* EXERCISE REQUIREMENTS *
Identify every line in the records below that contains the word "with", and reproduce each one.
──────
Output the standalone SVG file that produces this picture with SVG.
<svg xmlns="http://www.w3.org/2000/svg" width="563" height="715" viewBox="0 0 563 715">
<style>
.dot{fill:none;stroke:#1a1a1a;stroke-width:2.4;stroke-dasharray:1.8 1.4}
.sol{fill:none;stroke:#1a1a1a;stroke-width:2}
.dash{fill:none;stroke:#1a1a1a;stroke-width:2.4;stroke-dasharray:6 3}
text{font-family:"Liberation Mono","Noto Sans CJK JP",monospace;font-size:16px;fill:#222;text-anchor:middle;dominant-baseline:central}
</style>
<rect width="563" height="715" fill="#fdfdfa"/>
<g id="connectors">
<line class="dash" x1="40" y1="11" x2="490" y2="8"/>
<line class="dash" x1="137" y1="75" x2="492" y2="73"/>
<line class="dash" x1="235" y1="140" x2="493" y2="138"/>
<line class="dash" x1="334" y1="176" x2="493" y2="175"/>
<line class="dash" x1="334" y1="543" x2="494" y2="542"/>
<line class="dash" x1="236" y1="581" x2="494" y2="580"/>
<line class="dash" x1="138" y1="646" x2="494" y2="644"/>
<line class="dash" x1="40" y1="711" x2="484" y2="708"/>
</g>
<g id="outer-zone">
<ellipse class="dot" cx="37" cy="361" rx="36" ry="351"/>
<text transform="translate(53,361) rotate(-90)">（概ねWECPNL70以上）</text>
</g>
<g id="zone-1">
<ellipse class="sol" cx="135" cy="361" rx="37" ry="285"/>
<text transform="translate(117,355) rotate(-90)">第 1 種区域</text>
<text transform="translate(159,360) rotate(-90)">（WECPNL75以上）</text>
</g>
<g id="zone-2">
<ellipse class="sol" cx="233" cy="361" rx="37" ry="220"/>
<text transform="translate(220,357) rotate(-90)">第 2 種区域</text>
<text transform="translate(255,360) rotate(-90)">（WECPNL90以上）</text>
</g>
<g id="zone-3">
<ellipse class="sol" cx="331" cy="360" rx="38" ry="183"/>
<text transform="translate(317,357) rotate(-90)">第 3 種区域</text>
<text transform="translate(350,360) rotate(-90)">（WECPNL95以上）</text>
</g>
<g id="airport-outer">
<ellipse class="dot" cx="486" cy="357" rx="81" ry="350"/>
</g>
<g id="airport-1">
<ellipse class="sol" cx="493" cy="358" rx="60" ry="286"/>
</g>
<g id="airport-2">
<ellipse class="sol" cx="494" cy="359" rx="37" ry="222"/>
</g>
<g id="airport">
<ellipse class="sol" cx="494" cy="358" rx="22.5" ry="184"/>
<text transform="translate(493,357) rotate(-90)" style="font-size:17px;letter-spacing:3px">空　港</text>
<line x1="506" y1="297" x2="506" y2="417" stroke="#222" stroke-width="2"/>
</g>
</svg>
──────
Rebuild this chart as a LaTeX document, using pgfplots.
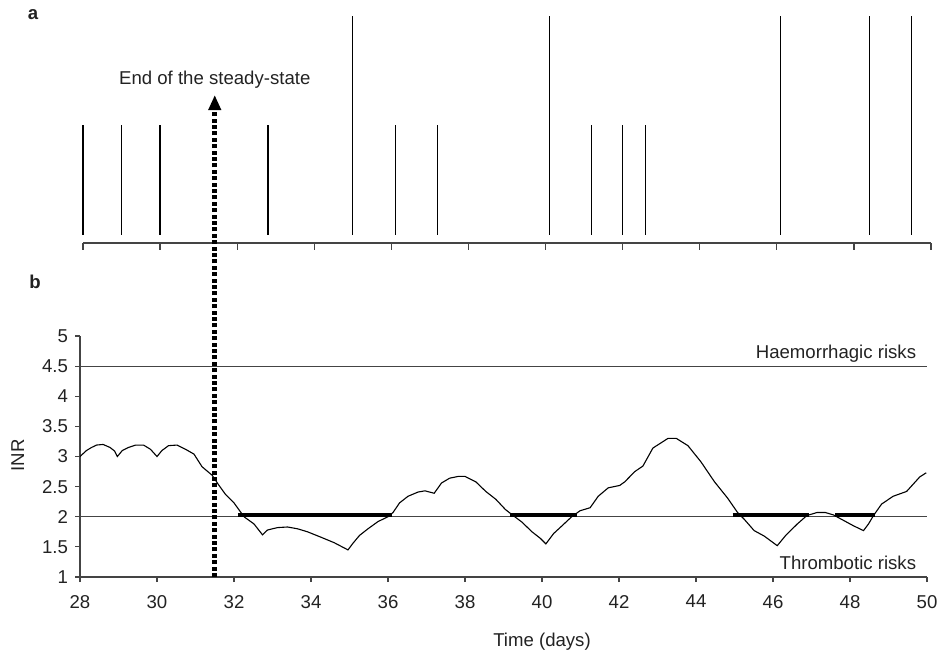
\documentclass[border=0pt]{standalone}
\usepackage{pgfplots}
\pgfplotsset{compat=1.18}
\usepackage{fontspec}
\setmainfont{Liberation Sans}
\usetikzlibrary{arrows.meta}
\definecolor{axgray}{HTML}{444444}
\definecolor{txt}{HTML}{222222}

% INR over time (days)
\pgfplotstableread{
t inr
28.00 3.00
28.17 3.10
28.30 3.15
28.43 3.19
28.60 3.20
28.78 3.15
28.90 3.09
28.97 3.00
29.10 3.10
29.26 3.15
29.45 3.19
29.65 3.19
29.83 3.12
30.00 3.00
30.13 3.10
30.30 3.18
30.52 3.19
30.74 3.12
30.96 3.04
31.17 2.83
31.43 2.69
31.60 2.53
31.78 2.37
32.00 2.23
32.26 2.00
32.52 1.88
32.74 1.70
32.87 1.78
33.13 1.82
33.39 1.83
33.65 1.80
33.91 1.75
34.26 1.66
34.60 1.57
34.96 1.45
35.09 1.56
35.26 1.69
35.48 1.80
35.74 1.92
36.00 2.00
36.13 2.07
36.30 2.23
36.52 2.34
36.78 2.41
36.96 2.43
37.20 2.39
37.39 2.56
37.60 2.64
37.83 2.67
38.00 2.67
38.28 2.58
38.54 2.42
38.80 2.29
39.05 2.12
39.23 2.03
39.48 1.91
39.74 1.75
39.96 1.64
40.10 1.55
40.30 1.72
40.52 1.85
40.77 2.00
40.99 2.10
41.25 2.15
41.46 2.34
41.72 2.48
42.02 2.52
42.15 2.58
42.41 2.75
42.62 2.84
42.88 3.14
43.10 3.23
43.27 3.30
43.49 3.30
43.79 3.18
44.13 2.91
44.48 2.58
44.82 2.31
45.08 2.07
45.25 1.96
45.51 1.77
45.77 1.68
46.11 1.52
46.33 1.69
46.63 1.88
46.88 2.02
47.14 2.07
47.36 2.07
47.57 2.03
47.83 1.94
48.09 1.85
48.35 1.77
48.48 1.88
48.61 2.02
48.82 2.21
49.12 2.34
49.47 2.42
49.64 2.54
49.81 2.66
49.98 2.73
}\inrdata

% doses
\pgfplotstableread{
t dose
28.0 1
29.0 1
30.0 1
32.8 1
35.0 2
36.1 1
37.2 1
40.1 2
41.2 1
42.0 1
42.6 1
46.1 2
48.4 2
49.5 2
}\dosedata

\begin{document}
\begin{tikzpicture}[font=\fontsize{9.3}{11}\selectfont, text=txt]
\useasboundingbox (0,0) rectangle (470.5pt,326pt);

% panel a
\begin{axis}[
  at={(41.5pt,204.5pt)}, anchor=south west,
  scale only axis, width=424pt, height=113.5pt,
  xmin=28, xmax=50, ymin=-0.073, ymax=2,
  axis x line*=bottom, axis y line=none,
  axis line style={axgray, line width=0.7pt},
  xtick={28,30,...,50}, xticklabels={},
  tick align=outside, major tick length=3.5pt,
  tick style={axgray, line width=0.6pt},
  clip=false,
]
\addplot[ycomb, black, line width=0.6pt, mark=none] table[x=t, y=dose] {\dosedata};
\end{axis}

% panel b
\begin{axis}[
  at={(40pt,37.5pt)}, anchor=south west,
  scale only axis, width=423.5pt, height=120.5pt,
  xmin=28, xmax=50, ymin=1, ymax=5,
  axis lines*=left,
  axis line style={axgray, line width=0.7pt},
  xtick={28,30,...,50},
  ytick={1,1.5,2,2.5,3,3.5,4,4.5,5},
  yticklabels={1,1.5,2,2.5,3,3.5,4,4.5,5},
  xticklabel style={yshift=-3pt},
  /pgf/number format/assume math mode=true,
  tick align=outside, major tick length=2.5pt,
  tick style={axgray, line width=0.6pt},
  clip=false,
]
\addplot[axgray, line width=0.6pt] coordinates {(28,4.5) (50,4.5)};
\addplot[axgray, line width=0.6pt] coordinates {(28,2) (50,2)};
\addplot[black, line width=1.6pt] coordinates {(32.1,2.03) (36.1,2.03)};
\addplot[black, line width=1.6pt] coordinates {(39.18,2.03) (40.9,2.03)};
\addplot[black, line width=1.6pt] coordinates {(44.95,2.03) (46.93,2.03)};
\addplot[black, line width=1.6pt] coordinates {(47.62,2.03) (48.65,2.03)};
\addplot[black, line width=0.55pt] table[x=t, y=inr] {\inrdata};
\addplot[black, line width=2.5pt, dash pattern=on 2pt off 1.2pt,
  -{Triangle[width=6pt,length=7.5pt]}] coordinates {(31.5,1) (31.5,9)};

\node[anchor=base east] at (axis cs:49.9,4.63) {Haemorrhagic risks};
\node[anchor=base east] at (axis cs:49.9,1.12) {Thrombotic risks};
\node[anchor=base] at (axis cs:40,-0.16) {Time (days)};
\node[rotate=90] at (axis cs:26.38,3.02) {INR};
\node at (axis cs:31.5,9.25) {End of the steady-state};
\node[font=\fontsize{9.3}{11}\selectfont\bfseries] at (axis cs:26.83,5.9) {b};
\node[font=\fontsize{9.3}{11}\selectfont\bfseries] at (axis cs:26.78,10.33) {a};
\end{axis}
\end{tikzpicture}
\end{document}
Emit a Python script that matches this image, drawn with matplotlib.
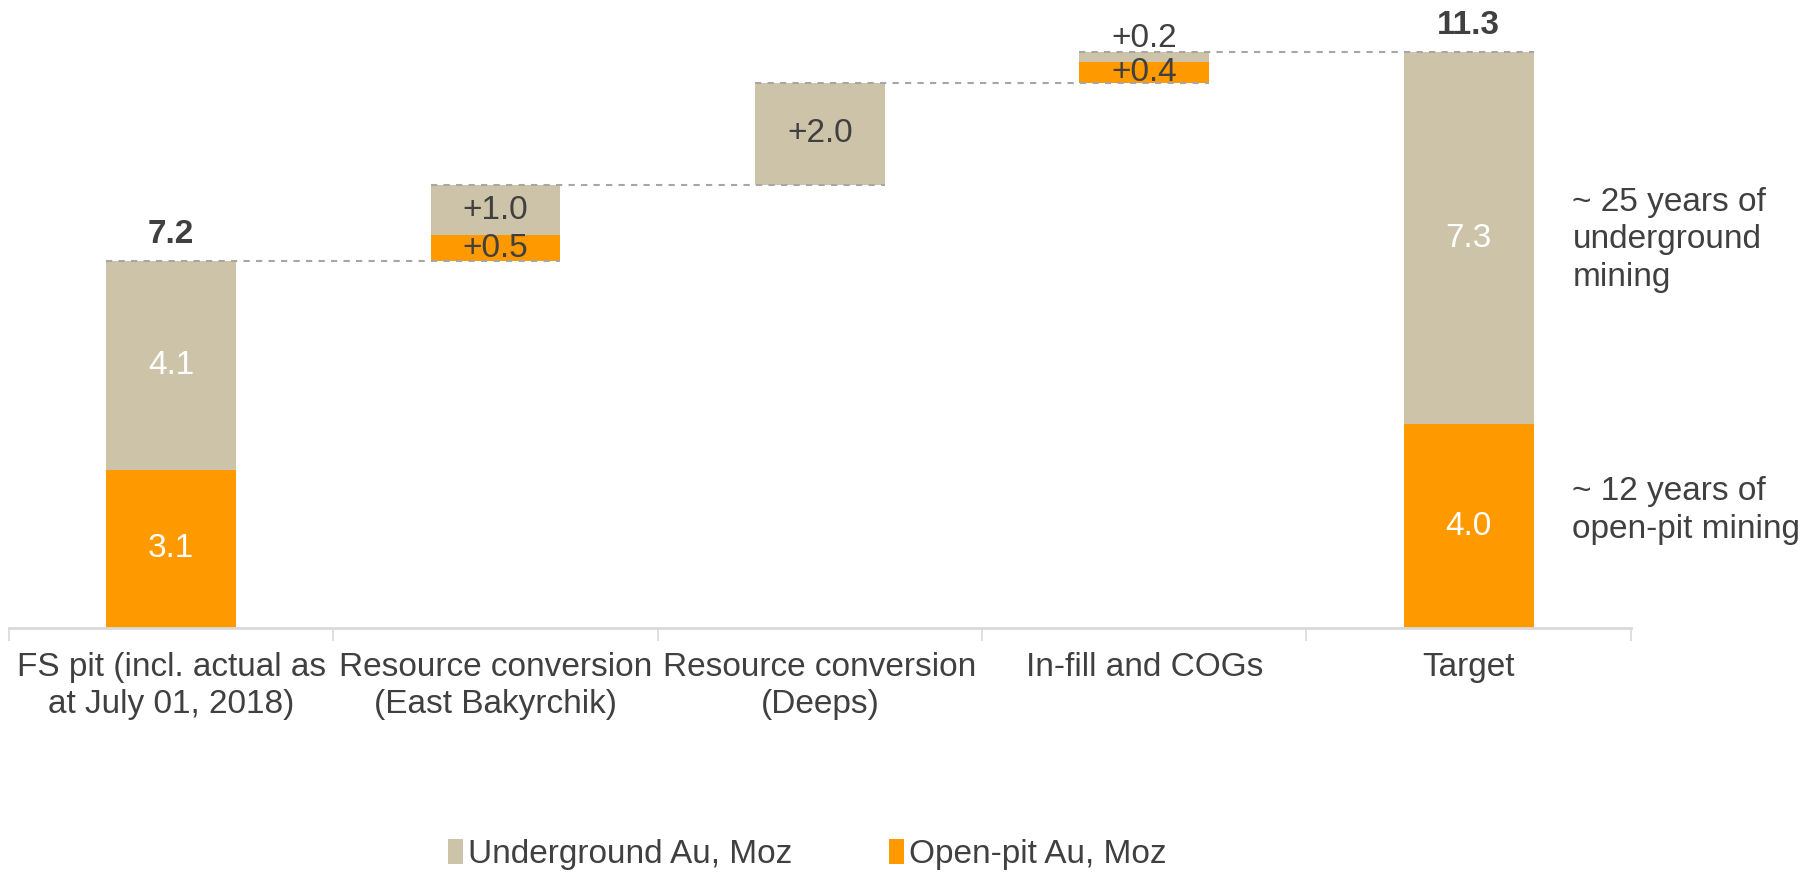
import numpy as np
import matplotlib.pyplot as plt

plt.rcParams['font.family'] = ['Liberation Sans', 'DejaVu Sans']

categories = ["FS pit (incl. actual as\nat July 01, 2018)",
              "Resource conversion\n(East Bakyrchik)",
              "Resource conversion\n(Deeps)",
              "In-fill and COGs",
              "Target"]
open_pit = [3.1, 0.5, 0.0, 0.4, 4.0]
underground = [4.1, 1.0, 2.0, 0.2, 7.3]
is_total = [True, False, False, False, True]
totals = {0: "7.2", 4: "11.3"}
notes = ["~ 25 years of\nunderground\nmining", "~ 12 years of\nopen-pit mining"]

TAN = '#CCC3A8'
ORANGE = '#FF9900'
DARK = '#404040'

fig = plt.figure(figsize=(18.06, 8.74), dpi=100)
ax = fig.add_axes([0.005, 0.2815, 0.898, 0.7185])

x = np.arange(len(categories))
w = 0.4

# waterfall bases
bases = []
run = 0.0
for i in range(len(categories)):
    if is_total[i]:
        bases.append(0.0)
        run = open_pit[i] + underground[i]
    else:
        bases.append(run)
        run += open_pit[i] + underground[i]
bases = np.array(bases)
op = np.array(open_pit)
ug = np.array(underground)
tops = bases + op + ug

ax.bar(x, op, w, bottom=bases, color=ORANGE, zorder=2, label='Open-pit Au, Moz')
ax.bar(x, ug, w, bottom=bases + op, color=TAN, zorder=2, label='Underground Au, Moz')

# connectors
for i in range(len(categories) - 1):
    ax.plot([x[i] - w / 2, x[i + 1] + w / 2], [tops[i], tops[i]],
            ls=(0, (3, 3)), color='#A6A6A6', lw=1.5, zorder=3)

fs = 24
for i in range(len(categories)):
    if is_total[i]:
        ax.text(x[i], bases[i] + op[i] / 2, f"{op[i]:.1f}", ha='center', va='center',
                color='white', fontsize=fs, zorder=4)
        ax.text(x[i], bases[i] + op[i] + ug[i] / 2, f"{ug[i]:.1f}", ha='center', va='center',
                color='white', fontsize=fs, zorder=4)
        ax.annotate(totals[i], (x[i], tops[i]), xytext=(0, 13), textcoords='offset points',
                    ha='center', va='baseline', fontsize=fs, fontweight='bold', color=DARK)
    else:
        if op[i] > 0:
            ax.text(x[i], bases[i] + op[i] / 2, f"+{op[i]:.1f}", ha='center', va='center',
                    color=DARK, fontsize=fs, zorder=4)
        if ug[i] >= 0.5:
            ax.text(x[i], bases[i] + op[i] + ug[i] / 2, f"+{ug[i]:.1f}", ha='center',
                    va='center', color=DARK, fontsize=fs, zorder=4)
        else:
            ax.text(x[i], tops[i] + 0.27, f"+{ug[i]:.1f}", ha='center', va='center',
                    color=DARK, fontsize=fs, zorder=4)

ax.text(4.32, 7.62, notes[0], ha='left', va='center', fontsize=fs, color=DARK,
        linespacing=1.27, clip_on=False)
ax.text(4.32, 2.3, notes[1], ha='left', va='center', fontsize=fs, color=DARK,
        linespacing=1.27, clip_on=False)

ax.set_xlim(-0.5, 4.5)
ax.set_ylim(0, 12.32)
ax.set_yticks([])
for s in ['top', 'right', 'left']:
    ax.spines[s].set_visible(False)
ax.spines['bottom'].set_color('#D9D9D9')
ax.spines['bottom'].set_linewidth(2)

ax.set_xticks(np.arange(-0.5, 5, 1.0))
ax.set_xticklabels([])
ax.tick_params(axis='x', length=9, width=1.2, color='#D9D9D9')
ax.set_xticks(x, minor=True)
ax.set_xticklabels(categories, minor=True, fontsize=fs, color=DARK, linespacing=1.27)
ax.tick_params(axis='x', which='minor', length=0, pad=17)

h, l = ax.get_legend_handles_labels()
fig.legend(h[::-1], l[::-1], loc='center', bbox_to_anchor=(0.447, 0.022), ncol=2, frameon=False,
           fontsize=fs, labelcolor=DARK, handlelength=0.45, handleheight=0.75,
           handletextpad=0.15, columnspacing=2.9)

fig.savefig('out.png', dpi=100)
──────
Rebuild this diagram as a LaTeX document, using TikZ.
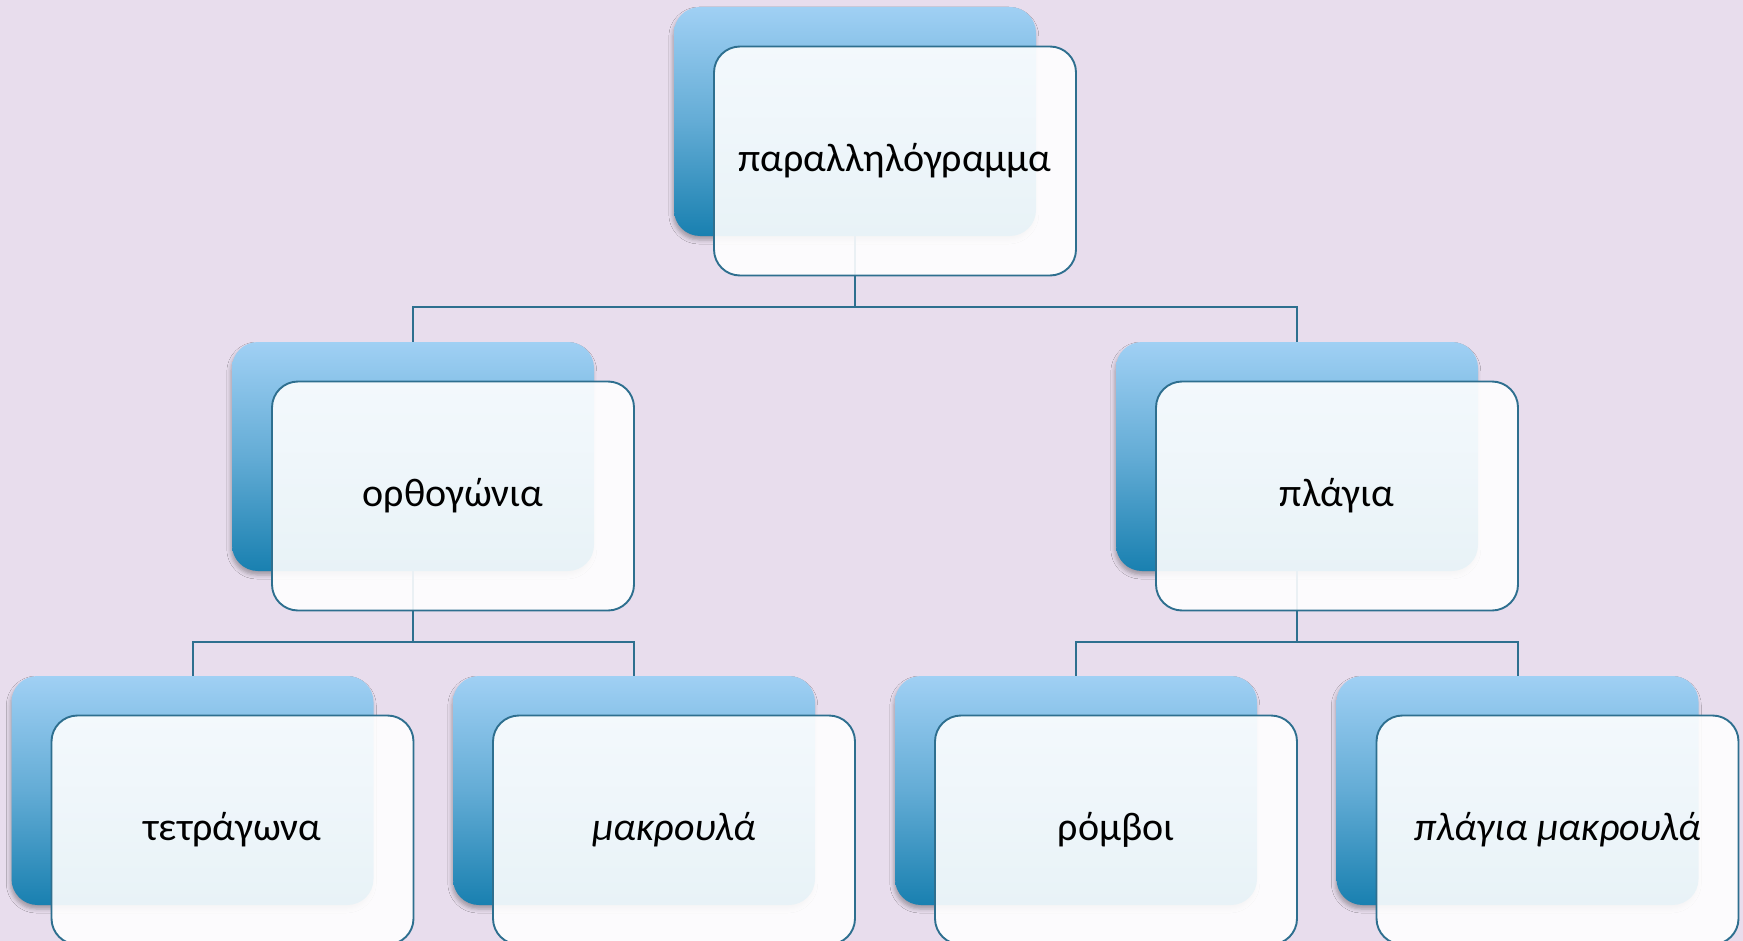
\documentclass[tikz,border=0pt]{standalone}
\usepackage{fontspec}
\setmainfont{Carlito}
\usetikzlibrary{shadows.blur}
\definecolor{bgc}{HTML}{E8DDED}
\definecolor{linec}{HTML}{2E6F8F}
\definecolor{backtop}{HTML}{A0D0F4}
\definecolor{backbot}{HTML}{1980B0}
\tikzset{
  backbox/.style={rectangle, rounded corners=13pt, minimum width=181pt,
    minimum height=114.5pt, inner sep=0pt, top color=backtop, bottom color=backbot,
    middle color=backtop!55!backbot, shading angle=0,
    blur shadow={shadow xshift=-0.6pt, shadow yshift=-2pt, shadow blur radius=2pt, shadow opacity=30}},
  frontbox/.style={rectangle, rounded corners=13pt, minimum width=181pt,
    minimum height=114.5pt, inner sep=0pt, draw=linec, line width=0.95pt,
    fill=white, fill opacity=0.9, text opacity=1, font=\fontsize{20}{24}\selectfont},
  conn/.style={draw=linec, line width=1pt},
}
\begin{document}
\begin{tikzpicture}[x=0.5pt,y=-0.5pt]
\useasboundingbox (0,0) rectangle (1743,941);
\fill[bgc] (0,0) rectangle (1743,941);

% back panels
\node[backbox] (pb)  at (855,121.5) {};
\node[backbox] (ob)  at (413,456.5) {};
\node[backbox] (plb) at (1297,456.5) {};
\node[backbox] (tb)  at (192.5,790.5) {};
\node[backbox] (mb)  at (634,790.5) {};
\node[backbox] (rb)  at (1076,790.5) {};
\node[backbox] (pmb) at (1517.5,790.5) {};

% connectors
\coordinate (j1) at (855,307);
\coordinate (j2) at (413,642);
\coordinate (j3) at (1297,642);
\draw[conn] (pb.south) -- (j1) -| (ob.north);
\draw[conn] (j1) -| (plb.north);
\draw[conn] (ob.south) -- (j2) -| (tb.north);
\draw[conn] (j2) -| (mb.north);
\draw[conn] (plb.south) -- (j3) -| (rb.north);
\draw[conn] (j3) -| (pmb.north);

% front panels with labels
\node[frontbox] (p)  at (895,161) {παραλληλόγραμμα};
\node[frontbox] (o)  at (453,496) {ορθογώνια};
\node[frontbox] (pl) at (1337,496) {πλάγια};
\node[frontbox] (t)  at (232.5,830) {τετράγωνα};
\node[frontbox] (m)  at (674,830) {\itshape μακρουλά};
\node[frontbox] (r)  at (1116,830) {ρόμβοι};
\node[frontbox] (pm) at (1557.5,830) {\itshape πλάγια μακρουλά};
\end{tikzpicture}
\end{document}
──────
* EXERCISE SOLUTION *
Output the standalone SVG file that produces this picture with SVG.
Emit a Python script that matches this image, drawn with matplotlib.
% front panels with labels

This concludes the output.